I trust Costco to have appropriate price/quality ratios. Not so low that manufacturers are cutting quality, and not so high that it would be a good use of my time to research elsewhere.


I dunno if this is still true, but it used to be the case (10+ years ago?) that Costco's pricing model was transparently "charge X% over cost", with X constant over all items.

This meant some items at Costco were expensive relative to what you could find elsewhere on sale, but it also meant it was phenomenally useful to figure out what items other retails were making obscene amounts of profit on.


I live in Mexico and the Costco products I regularly buy have barely changed their price in years.


You put a lot of trust in multinational corporations. Given the history of price fixing, cutting corners, etc to make an extra buck, I'm not sure I'd be so trusting.

If your assertions are correct, then competition is unnecessary since costco or any company would have the appropriate price/quality ratios. So we should only have 1 monopoly in every industry.

What's the point of having other large warehouse retailers when Cost is going to have the right price/quality? It's just redundant and wasteful.


I didn't mention any company other than Costco. They have built their trust with me over a few decades of consistent service and objectively cultivating better working environments than other similar establishments.

I also know all of their net income comes from membership fees, which means the margins for their products is likely going into essentials (I haven't heard of their organization indulging on lavish pay and parties and whatnot).

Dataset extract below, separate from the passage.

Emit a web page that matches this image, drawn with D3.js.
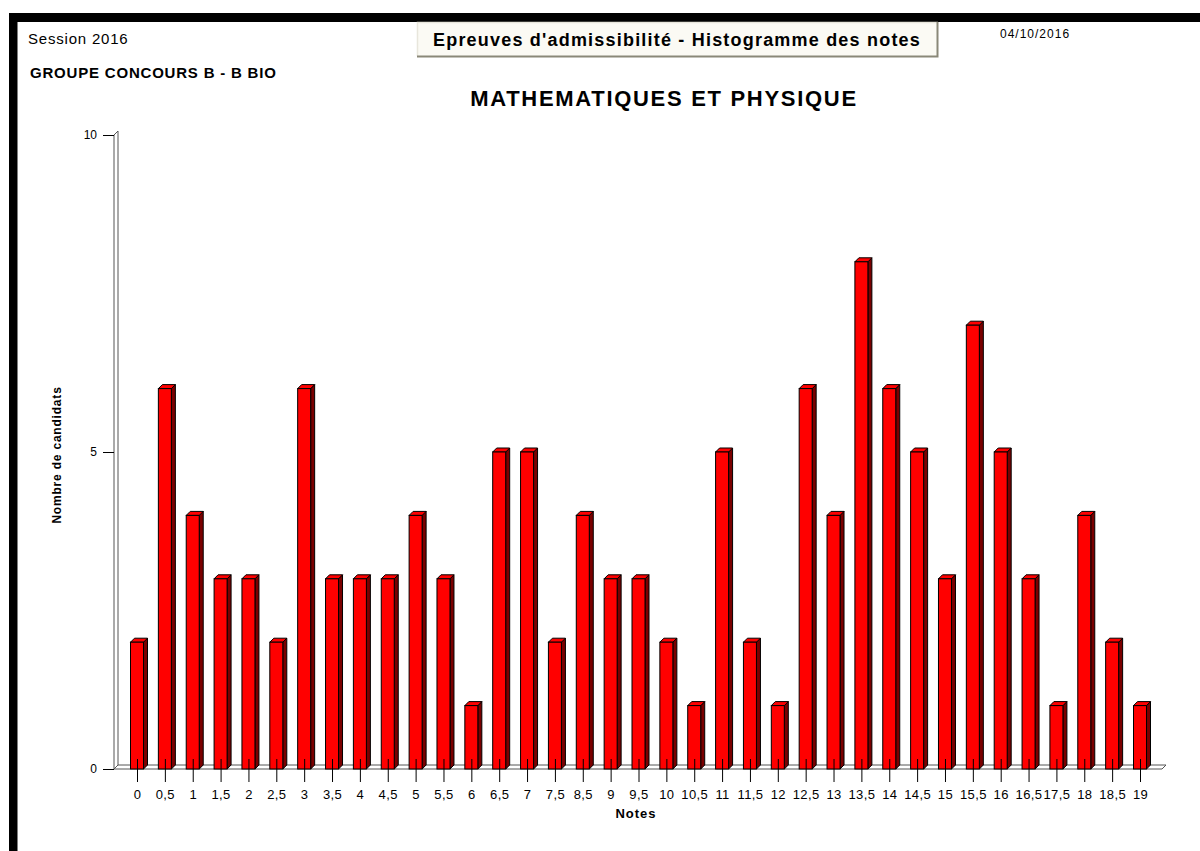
<!DOCTYPE html>
<html>
<head>
<meta charset="utf-8" />
<title>Histogramme des notes</title>
<style>
html, body {
    padding: 0px;
    margin: 0px;
    background: #fff;
}
svg text {
    font-family: "Liberation Sans", Arial, sans-serif;
    fill: #000;
}
.axis path { display: none; }
.axis line { stroke: #000; }
</style>
</head>
<body>
<div id="chart"></div>
<script src="https://cdn.jsdelivr.net/npm/d3@7"></script>
<script>
!(function(){
    "use strict"

    // notes (8 and 17 have no candidates, so no column)
    var notes = ["0","0,5","1","1,5","2","2,5","3","3,5","4","4,5","5","5,5","6","6,5","7","7,5",
                 "8,5","9","9,5","10","10,5","11","11,5","12","12,5","13","13,5","14","14,5","15",
                 "15,5","16","16,5","17,5","18","18,5","19"]
    var candidats = [2,6,4,3,3,2,6,3,3,3,4,3,1,5,5,2,
                     4,3,3,2,1,5,2,1,6,4,8,6,5,3,
                     7,5,3,1,4,2,1]
    var yTicks = [0, 5, 10]

    var W = 1200, H = 851
    var depth = 4 // 3d offset

    var svg = d3.select("#chart").append("svg")
        .attr("width", W).attr("height", H)

    // frame
    svg.append("rect").attr("x", 9).attr("y", 13).attr("width", W - 9).attr("height", 9).attr("fill", "#000")
    svg.append("rect").attr("x", 9).attr("y", 13).attr("width", 8.5).attr("height", H - 13).attr("fill", "#000")

    // header
    svg.append("text").attr("x", 28).attr("y", 44).attr("font-size", 15)
        .attr("letter-spacing", 0.8).text("Session 2016")
    svg.append("text").attr("x", 30).attr("y", 78).attr("font-size", 15).attr("font-weight", "bold")
        .attr("letter-spacing", 0.8).text("GROUPE CONCOURS B - B BIO")
    svg.append("text").attr("x", 1000).attr("y", 38).attr("font-size", 12)
        .attr("letter-spacing", 1).text("04/10/2016")

    var box = svg.append("g")
    box.append("rect").attr("x", 417).attr("y", 22).attr("width", 521).attr("height", 34)
        .attr("fill", "#fbfaf4")
    box.append("path").attr("d", "M417.5,56V22.5H938").attr("fill", "none").attr("stroke", "#e8e6dc").attr("stroke-width", 1.5)
    box.append("path").attr("d", "M417,56.5H937.5V22").attr("fill", "none").attr("stroke", "#8a8878").attr("stroke-width", 2)
    box.append("text").attr("x", 677).attr("y", 46).attr("text-anchor", "middle")
        .attr("font-size", 18).attr("font-weight", "bold").attr("letter-spacing", 1.2)
        .text("Epreuves d'admissibilité - Histogramme des notes")

    svg.append("text").attr("x", 664).attr("y", 106).attr("text-anchor", "middle")
        .attr("font-size", 22).attr("font-weight", "bold").attr("letter-spacing", 1.7)
        .text("MATHEMATIQUES ET PHYSIQUE")

    var x = d3.scalePoint().domain(notes).range([137, 1140])
    var y = d3.scaleLinear().domain([0, 10]).range([769, 135])

    var x0 = 114, x1 = 1162

    // wall + floor
    svg.append("path")
        .attr("d", "M" + x0 + "," + y(10) + "V" + y(0) + "l" + depth + "," + (-depth) + "V" + (y(10) - depth) + "Z")
        .attr("fill", "#fff").attr("stroke", "#555").attr("stroke-width", 1)
    svg.append("path")
        .attr("d", "M" + x0 + "," + y(0) + "H" + x1 + "l" + depth + "," + (-depth) + "H" + (x0 + depth) + "Z")
        .attr("fill", "#fff").attr("stroke", "#555").attr("stroke-width", 1)

    // bars
    var bw = 13
    var bars = svg.append("g").selectAll("g").data(candidats).enter().append("g")
    bars.append("path")
        .attr("d", function(d, i){
            var l = x(notes[i]) - bw / 2, t = y(d)
            return "M" + (l + bw) + "," + t + "l" + depth + "," + (-depth) + "V" + (y(0) - depth) + "l" + (-depth) + "," + depth + "Z"
        })
        .attr("fill", "#7a0000").attr("stroke", "#000").attr("stroke-width", 1)
    bars.append("path")
        .attr("d", function(d, i){
            var l = x(notes[i]) - bw / 2, t = y(d)
            return "M" + l + "," + t + "l" + depth + "," + (-depth) + "h" + bw + "l" + (-depth) + "," + depth + "Z"
        })
        .attr("fill", "#ff0000").attr("stroke", "#000").attr("stroke-width", 1)
    bars.append("rect")
        .attr("x", function(d, i){ return x(notes[i]) - bw / 2 })
        .attr("y", function(d){ return y(d) })
        .attr("width", bw)
        .attr("height", function(d){ return y(0) - y(d) })
        .attr("fill", "#ff0000").attr("stroke", "#000").attr("stroke-width", 1)

    // axes
    var yAxis = svg.append("g").attr("class", "axis")
        .attr("transform", "translate(" + x0 + ",0)")
        .call(d3.axisLeft(y).tickValues(yTicks).tickSize(11).tickPadding(6))
    yAxis.selectAll("text").attr("font-size", 12).attr("font-family", "'Liberation Sans', Arial")

    var xAxis = svg.append("g").attr("class", "axis")
        .attr("transform", "translate(0," + (y(0) - 10) + ")")
        .call(d3.axisBottom(x).tickSize(23).tickPadding(8))
    xAxis.selectAll("text").attr("font-size", 13).attr("letter-spacing", 0.4)
        .attr("font-family", "'Liberation Sans', Arial")

    svg.append("text")
        .attr("transform", "translate(61,455) rotate(-90)")
        .attr("text-anchor", "middle").attr("font-size", 12).attr("font-weight", "bold")
        .attr("letter-spacing", 0.8)
        .text("Nombre de candidats")
    svg.append("text").attr("x", 636).attr("y", 818).attr("text-anchor", "middle")
        .attr("font-size", 13).attr("font-weight", "bold").attr("letter-spacing", 1)
        .text("Notes")
}());
</script>
</body>
</html>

Of course, as a buyer, it is in my interest to have multiple vendors around to keep them competing. Unfortunately, I don't have the resources to go to other wholesalers also. However, technology does tend to reward the most efficient with all of the gains, so we seem to be inevitably going towards a future with fewer competitors and at most 2 or 3 businesses dominating each field. I don't know how to solve that problem, since as a buyer, I greatly benefit from the conveniences the efficiencies of scale afford me, but I know in the long term, the tables can turn and the seller can gain power over the buyer.